Aunque, dentro de la sala, no se le ocurra a usted gastar demasiadas confianzas. Abanicos que señalan, defienden miradas, tamborilean hombros, exhiben formas y también, de vez en cuando, abanican. Se golpean una y otra vez contra muy castos pechos protegidos por escotes italianos, de puntillas alençon y adornos en los que finalizan corpiños Estuardo. Y todo el baile repleto de miriñaques o polisones, según épocas. Guirnaldas de encaje y flores a la pompadour, sobrefaldas de raso, bouquets de rosas-thé, cabezas empolvadas, adornillos de brith, fantasías en complementos que unas veces son de tela y otras ricos aderezos en pulseras o gargantillas de muchos quilates. Al menos a ojo.
Mujeres hechas y muy derechas, elegantes damas que se mezclan con adolescentes de porte desconocido dentro de aquellos trajes. Mueven al aire brazos que dibujan arabescos, enfundados en guantes mousquetaire y cabezas muy firmes, a pesar de las vueltas sin cuento, decoradas con guirnaldas y peinados a la ya entonces vieja moda de los incroyables.
Mujeres que hablan, que sonríen con candor unas, con picardía otras, mientras lanzan miradas que taladran o comentarios que entierran. Adolescentes, ya presentadas en sociedad en alguna reunión del mismo Liceo, que cubren sus carnets de baile esperando no dejar hueco en toda la noche, como no sea para tomar aliento jugando a las prendas o a la “aduana” hasta que nace la madrugada.

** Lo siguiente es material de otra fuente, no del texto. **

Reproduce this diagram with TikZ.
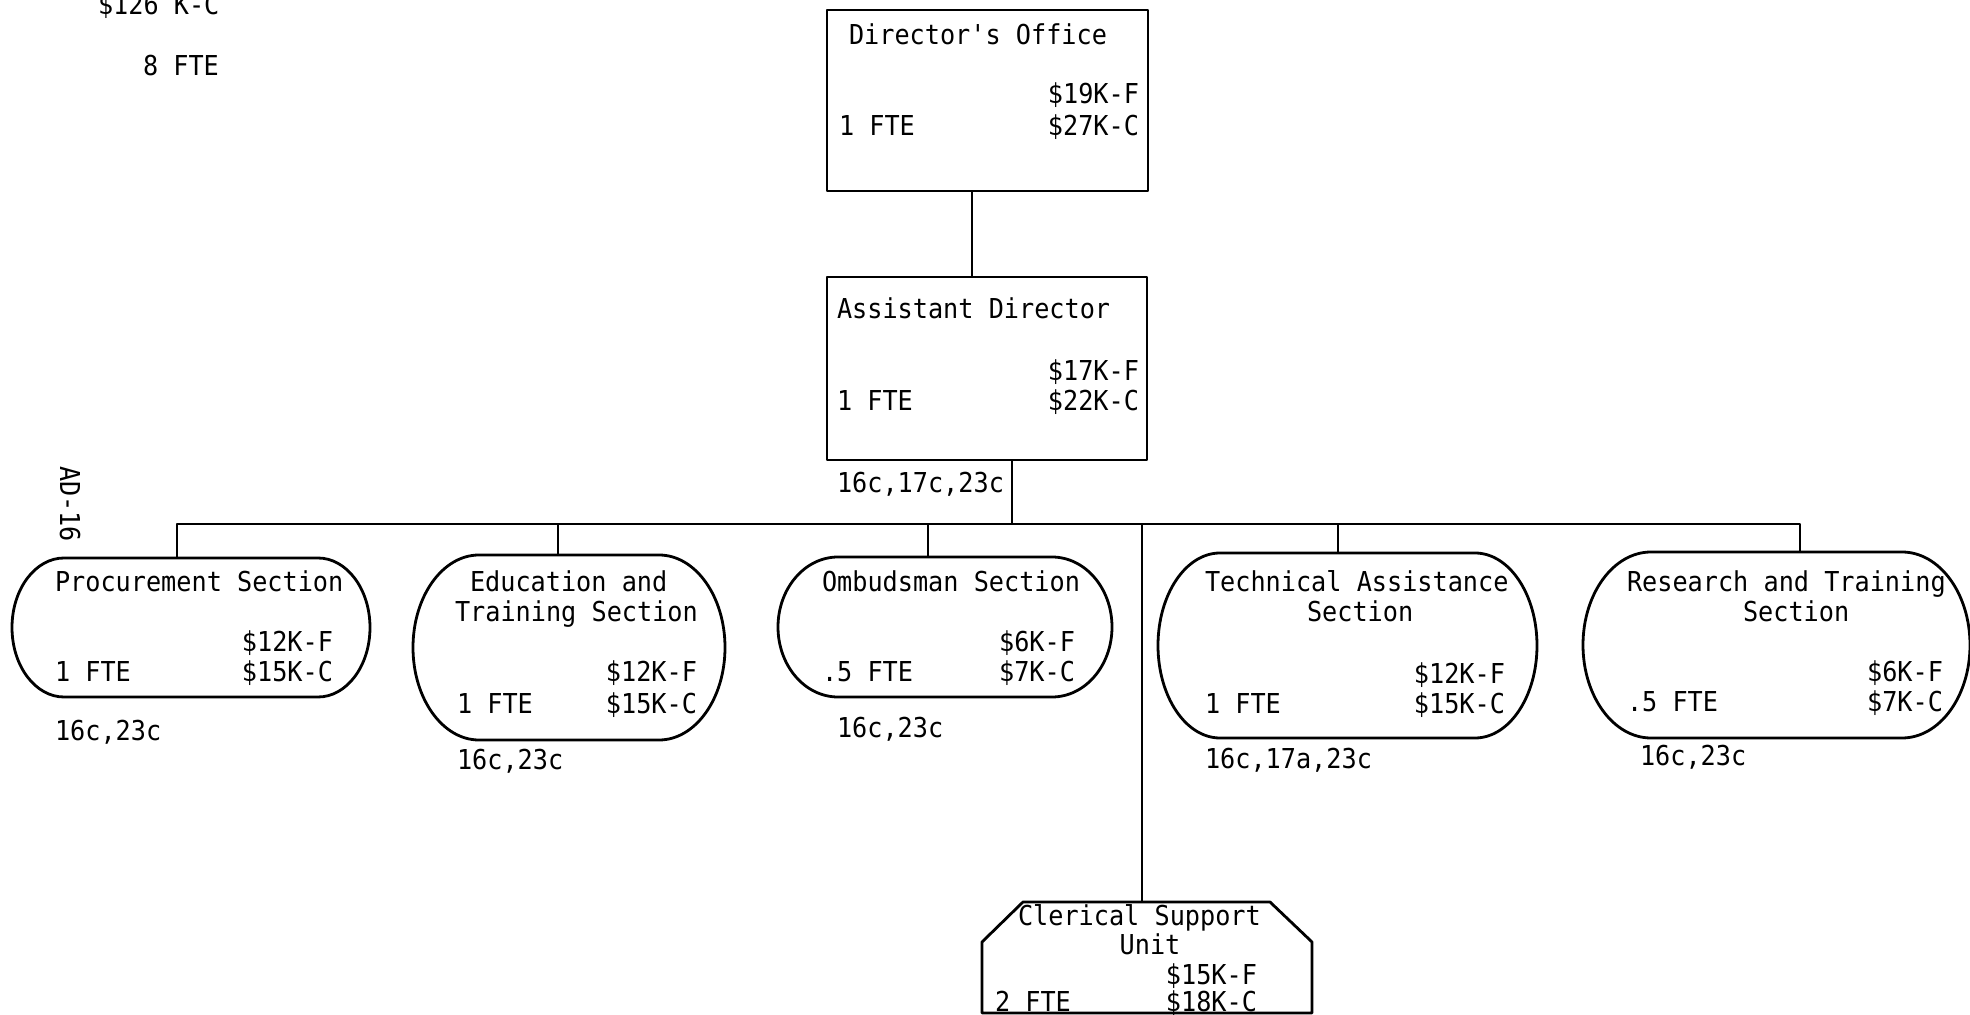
\documentclass[tikz,border=0pt]{standalone}
\usepackage{fontspec}
\newfontfamily\typew[FakeStretch=0.92,Ligatures=TeXOff]{DejaVu Sans Mono}
\newcommand\drawpill[3]{\draw[ln] ([xshift=#2]#1.north west) -- ([xshift=-#2]#1.north east)
  arc[start angle=90,end angle=-90,x radius=#2,y radius=#3]
  -- ([xshift=#2]#1.south west)
  arc[start angle=-90,end angle=-270,x radius=#2,y radius=#3] -- cycle;}
\begin{document}
\begin{tikzpicture}[x=0.5pt,y=-0.5pt,
  ln/.style={line width=1.4pt,line join=round},
  sqbox/.style={draw,ln,rectangle,inner sep=0pt,outer sep=0pt},
  pillarea/.style={rectangle,inner sep=0pt,outer sep=0pt},
  tw/.style={inner sep=0pt,outer sep=0pt,font=\typew\fontsize{13.7}{16}\selectfont},
  tl/.style={tw,anchor=base west},
  tr/.style={tw,anchor=base east}]
\useasboundingbox (0,0) rectangle (1970,1015);
\clip (0,0) rectangle (1970,1015);

% shapes
\node[sqbox,minimum width=160.5pt,minimum height=90.5pt] (dir) at (987.5,100.5) {};
\node[sqbox,minimum width=160pt,minimum height=91.5pt] (ast) at (987,368.5) {};
\node[pillarea,minimum width=179pt,minimum height=69.5pt] (proc) at (191,627.5) {};
\node[pillarea,minimum width=156pt,minimum height=92.5pt] (edu) at (569,647.5) {};
\node[pillarea,minimum width=167pt,minimum height=70pt] (omb) at (945,627) {};
\node[pillarea,minimum width=189.5pt,minimum height=92.5pt] (tech) at (1347.5,645.5) {};
\node[pillarea,minimum width=193.5pt,minimum height=93pt] (res) at (1776.5,645) {};
\drawpill{proc}{26pt}{34.75pt}
\drawpill{edu}{33pt}{46.25pt}
\drawpill{omb}{30pt}{35pt}
\drawpill{tech}{31pt}{46.25pt}
\drawpill{res}{34pt}{46.5pt}
\node[inner sep=0pt,outer sep=0pt,minimum width=165pt,minimum height=55.5pt] (cler) at (1147,957.5) {};
\draw[ln] (cler.south west) -- ([yshift=-20pt]cler.north west) -- ([xshift=20.5pt]cler.north west)
  -- ([xshift=-21pt]cler.north east) -- ([yshift=-20pt]cler.north east) -- (cler.south east) -- cycle;

% connector coordinates
\coordinate (bus) at (0,524);
\coordinate (dx) at (972,0);
\coordinate (ax) at (1012,0);
\coordinate (px) at (177,0);
\coordinate (ex) at (558,0);
\coordinate (ox) at (928,0);
\coordinate (cx) at (1142,0);
\coordinate (tx) at (1338,0);
\coordinate (rx) at (1800,0);

\draw[ln] (dir.south -| dx) -- (ast.north -| dx);
\draw[ln] (ast.south -| ax) -- (ax |- bus);
\draw[ln] (proc.north -| px) -- (px |- bus) -- (rx |- bus) -- (res.north -| rx);
\draw[ln] (ex |- bus) -- (edu.north -| ex);
\draw[ln] (ox |- bus) -- (omb.north -| ox);
\draw[ln] (cx |- bus) -- (cler.north -| cx);
\draw[ln] (tx |- bus) -- (tech.north -| tx);

% top-left totals
\node[tl] (tot1) at (98,15) {\$126 K-C};
\node[tl] (tot2) at (143,76) {8 FTE};
\node[tw,rotate=-90] (ad) at (70,504) {AD-16};

% Director
\node[tl] (dirT) at (849,45) {Director's Office};
\node[tr] (dirF) at (1139,104) {\$19K-F};
\node[tl] (dirE) at (839,136) {1 FTE};
\node[tr] (dirC) at (1139,136) {\$27K-C};

% Assistant
\node[tl] (astT) at (837,319) {Assistant Director};
\node[tr] (astF) at (1139,381) {\$17K-F};
\node[tl] (astE) at (837,411) {1 FTE};
\node[tr] (astC) at (1139,411) {\$22K-C};
\node[tl] (astN) at (837,493) {16c,17c,23c};

% Procurement
\node[tl] (procT) at (55,592) {Procurement Section};
\node[tr] (procF) at (333,652) {\$12K-F};
\node[tl] (procE) at (55,682) {1 FTE};
\node[tr] (procC) at (333,682) {\$15K-C};
\node[tl] (procN) at (55,740) {16c,23c};

% Education
\node[tl] (eduT1) at (470,592) {Education and};
\node[tl] (eduT2) at (455,621) {Training Section};
\node[tr] (eduF) at (697,682) {\$12K-F};
\node[tl] (eduE) at (457,713) {1 FTE};
\node[tr] (eduC) at (697,713) {\$15K-C};
\node[tl] (eduN) at (457,769) {16c,23c};

% Ombudsman
\node[tl] (ombT) at (822,592) {Ombudsman Section};
\node[tr] (ombF) at (1075,652) {\$6K-F};
\node[tl] (ombE) at (822,682) {.5 FTE};
\node[tr] (ombC) at (1075,682) {\$7K-C};
\node[tl] (ombN) at (837,737) {16c,23c};

% Technical
\node[tl] (techT1) at (1205,592) {Technical Assistance};
\node[tl] (techT2) at (1307,621) {Section};
\node[tr] (techF) at (1505,683) {\$12K-F};
\node[tl] (techE) at (1205,713) {1 FTE};
\node[tr] (techC) at (1505,713) {\$15K-C};
\node[tl] (techN) at (1205,768) {16c,17a,23c};

% Research
\node[tl] (resT1) at (1627,592) {Research and Training};
\node[tl] (resT2) at (1743,621) {Section};
\node[tr] (resF) at (1943,681) {\$6K-F};
\node[tl] (resE) at (1627,711) {.5 FTE};
\node[tr] (resC) at (1943,711) {\$7K-C};
\node[tl] (resN) at (1640,765) {16c,23c};

% Clerical
\node[tl] (clT1) at (1018,925) {Clerical Support};
\node[tw,anchor=base] (clT2) at (1150,954) {Unit};
\node[tr] (clF) at (1257,984) {\$15K-F};
\node[tl] (clE) at (995,1011) {2 FTE};
\node[tr] (clC) at (1257,1011) {\$18K-C};
\end{tikzpicture}
\end{document}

Así vivía el Liceo. Haciendo acopio de recursos propios, con los que mantenía todas sus actividades, bailes, reuniones o conciertos y salvaba los muebles, que eran pertenencia de los socios, ya que el local, como se ha dicho, era propiedad del ayuntamiento. Institución esta última, que, dicho sea de paso, por entonces le pertenecía también a los dueños de los muebles. Todo quedaba en casa.

Así que, allá por el final de siglo XIX, varias instituciones competían en veladas interminables, festejos y acontecimientos. Todos en pugna por muy pocos señores. Cada uno con su color, cada uno con su guante, negro, azul o amarillo. Pero, claro está, en una competencia de guante blanco.